I don’t do it everyday in an earnest way.
I know I need to dedicate a time to do it, but I don’t. I need to make a habit of it just like my habit of writing an email to my daughter Tess every Saturday morning.
I don’t worry about her writing back. My writing to her is the important thing to let her know that I think about her.
I have the time in my Google calendar, which gives me a warning.
I need to make prayer appointments in my calendar so that I can create a habit of prayer.
I have a QT habit every morning and a writing habit every Saturday, but I don’t have a prayer habit.
Without it, I pray sporadically for my children because I am weak and they are far away.
When my wife and I discussed today’s passage, she asked me if I believed my children would be saved. I said I hoped so.

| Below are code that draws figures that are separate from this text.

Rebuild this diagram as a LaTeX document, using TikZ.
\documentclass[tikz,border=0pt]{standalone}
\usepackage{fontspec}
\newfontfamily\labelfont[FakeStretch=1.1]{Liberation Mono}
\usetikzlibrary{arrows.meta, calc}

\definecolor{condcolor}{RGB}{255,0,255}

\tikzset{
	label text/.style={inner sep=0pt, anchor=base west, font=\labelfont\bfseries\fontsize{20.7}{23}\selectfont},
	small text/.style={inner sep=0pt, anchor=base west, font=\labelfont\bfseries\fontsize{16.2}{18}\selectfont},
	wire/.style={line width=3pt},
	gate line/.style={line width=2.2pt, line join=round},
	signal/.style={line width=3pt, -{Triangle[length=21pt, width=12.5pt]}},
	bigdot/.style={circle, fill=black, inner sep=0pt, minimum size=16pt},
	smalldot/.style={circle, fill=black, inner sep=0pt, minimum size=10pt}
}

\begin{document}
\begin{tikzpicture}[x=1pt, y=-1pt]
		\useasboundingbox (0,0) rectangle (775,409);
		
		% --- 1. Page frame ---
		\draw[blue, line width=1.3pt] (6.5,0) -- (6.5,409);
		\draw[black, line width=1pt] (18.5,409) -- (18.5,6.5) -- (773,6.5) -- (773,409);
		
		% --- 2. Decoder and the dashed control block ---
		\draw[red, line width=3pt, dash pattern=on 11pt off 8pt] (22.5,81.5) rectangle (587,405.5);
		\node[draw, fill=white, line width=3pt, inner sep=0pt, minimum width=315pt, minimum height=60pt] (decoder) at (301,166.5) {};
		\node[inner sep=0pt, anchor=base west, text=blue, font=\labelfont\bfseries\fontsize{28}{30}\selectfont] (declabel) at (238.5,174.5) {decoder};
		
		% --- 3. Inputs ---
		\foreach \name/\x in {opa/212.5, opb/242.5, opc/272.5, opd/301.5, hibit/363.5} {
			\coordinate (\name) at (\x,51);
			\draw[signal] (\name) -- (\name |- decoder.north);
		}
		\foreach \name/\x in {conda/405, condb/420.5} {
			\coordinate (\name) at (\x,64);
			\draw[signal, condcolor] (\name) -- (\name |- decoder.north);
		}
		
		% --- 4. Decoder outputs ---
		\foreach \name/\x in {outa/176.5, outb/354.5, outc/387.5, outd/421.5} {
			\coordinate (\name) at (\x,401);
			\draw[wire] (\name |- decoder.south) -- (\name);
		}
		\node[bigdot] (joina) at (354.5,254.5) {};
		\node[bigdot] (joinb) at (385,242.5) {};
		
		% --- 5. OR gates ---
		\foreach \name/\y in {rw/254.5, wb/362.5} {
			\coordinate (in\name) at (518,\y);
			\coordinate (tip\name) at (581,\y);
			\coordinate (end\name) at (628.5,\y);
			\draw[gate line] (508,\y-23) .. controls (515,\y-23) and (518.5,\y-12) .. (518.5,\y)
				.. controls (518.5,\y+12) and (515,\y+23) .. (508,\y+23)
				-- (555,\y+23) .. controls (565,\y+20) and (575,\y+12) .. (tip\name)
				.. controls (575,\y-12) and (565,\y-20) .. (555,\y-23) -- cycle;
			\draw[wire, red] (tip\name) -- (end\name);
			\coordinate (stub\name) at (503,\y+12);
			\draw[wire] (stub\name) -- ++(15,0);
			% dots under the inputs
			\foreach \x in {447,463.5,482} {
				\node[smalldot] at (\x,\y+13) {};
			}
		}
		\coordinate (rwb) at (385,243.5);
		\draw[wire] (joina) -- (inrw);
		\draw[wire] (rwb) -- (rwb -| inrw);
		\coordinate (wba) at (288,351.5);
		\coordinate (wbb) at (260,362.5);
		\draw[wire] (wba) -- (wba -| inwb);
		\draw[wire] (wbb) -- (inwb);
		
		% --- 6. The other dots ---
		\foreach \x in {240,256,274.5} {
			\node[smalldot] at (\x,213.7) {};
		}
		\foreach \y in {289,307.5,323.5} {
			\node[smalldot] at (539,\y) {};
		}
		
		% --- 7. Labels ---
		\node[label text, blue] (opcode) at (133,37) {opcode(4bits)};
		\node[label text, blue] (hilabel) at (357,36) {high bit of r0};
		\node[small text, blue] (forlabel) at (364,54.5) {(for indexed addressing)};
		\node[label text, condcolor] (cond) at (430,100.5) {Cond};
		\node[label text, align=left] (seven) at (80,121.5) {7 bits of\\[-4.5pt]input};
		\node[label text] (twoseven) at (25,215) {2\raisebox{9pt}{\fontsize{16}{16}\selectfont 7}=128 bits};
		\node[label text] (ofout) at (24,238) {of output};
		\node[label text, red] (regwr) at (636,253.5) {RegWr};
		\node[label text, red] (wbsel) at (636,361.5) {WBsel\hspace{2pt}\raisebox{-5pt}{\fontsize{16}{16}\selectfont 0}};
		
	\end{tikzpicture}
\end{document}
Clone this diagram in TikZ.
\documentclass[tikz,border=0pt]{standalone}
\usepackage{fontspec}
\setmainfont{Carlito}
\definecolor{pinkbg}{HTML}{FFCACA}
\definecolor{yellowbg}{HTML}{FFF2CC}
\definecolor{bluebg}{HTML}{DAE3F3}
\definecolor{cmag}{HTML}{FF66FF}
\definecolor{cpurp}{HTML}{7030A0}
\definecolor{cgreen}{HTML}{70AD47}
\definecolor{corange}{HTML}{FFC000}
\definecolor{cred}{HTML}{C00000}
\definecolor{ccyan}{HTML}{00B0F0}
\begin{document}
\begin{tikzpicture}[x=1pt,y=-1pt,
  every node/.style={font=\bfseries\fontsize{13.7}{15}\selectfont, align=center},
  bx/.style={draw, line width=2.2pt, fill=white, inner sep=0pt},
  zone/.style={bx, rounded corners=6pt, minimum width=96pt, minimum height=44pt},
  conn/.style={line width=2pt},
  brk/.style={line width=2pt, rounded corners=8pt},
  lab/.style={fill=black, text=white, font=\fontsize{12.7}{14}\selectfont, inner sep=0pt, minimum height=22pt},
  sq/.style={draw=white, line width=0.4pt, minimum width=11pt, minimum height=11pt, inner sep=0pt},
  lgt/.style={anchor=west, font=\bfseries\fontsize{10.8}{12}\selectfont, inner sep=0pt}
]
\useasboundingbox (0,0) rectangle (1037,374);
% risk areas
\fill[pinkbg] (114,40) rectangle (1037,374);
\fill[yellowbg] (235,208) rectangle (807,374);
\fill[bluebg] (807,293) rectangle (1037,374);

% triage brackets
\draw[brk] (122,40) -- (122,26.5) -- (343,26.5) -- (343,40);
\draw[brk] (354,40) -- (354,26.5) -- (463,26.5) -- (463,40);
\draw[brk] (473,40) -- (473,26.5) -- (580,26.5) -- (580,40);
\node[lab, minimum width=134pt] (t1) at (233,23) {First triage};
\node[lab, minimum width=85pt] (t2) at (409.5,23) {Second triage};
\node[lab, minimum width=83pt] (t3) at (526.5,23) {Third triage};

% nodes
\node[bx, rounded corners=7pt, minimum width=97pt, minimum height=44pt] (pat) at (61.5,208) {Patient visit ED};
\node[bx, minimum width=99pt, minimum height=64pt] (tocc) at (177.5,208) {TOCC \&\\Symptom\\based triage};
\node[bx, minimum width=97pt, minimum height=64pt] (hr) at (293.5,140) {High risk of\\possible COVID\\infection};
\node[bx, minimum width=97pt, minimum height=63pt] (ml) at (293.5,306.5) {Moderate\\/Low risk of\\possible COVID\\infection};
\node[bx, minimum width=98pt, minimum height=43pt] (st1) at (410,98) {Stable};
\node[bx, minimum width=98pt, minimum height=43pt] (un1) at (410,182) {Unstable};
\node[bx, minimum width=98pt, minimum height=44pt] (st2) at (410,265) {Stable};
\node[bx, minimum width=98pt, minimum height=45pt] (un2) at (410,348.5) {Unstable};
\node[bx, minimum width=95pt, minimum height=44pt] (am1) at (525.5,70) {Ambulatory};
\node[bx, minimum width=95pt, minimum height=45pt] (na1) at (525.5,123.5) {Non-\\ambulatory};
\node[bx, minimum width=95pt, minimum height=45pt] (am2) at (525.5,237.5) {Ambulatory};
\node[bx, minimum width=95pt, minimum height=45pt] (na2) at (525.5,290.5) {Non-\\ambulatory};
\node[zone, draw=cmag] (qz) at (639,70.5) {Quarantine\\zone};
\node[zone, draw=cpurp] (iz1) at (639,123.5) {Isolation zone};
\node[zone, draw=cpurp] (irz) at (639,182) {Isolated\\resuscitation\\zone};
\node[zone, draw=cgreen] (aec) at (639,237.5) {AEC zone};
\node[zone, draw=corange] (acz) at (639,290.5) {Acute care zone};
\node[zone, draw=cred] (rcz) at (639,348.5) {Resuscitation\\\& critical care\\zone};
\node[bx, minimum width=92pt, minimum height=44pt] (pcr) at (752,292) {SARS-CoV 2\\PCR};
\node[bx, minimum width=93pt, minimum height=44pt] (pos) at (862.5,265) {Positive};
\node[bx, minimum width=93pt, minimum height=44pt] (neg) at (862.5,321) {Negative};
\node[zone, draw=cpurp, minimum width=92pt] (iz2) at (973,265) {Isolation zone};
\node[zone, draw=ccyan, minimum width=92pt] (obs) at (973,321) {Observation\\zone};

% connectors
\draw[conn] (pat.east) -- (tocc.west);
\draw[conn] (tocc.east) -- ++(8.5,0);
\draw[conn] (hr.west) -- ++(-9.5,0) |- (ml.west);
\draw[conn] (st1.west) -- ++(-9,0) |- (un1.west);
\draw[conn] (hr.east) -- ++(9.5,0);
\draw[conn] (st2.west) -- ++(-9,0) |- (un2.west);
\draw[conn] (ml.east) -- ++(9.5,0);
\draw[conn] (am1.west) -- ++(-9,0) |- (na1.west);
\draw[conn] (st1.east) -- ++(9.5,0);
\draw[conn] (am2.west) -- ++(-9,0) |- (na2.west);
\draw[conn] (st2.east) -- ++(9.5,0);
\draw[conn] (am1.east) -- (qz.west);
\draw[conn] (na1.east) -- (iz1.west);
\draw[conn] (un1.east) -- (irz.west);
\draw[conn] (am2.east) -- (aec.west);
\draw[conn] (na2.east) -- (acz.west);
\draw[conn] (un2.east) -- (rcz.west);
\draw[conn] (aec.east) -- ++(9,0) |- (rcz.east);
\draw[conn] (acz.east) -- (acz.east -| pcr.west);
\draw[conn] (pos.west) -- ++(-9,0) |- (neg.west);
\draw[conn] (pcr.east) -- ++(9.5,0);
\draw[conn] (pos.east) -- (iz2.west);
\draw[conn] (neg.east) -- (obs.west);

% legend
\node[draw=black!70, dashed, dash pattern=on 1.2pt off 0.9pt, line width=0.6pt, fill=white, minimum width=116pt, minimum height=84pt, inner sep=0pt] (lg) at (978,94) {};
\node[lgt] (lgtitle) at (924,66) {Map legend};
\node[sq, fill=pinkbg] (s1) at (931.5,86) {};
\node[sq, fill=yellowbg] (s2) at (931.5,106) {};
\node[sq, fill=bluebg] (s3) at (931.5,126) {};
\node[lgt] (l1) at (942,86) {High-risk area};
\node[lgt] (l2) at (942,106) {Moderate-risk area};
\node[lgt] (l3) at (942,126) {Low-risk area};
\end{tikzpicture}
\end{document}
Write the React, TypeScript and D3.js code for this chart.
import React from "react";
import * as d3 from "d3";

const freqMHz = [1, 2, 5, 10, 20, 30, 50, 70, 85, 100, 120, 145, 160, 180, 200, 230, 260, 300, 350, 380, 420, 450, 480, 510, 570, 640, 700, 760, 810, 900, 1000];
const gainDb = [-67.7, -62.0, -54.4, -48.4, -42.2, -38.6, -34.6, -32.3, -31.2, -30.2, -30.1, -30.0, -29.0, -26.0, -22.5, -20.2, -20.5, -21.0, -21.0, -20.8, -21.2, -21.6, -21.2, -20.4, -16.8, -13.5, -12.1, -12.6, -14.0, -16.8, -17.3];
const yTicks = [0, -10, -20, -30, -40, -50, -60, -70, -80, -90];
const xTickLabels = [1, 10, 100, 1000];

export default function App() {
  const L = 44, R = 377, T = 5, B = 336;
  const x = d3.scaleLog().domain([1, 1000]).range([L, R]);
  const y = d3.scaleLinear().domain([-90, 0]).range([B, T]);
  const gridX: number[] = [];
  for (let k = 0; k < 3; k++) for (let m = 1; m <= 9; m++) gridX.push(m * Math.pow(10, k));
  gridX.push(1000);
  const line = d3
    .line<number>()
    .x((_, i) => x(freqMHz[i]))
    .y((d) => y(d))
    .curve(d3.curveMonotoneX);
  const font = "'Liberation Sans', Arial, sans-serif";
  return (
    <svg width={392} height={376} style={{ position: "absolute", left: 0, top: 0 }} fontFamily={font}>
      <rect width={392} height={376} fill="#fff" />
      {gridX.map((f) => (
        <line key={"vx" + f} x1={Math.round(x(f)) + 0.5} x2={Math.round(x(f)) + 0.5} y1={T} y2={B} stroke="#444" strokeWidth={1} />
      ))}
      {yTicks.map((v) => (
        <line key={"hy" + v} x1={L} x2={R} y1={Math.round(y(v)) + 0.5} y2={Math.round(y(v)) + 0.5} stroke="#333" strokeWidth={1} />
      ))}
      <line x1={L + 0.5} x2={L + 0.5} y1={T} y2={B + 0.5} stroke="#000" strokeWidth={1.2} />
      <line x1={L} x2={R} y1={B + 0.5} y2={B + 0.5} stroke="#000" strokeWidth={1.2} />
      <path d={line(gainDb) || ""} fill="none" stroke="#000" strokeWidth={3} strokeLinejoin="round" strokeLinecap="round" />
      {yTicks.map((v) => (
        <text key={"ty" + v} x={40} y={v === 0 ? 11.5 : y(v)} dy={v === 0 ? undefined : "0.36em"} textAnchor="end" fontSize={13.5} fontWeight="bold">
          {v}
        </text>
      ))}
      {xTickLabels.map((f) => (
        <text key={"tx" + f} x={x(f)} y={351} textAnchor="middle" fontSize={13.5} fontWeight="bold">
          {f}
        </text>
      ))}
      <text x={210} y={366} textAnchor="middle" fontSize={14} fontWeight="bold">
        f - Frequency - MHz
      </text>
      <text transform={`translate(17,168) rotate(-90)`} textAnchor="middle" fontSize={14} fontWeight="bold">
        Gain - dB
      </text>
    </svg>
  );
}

Hope is not the same as belief.
In the context of today’s passage, I was exactly like the father of the boy saying to Jesus, “If you can …”. Jesus’ exasperated cry of IF!! is aimed at me too.
It showed me my limits of belief for my children and my mother.
I see only their present situation, not their salvation in the Lord’s time.
I have let the picture of their faith right now turn my hope into unbelief.
It shows my lack of trust in the Lord for my family’s salvation.
Today’s passage showed me my unbelief and my need for repentance and my need to pray regularly with belief.
Application: make prayer appointments on my calendar for my children.
Lord, Help my unbelief! Give me your Spirit to pray as I want to and as I need to.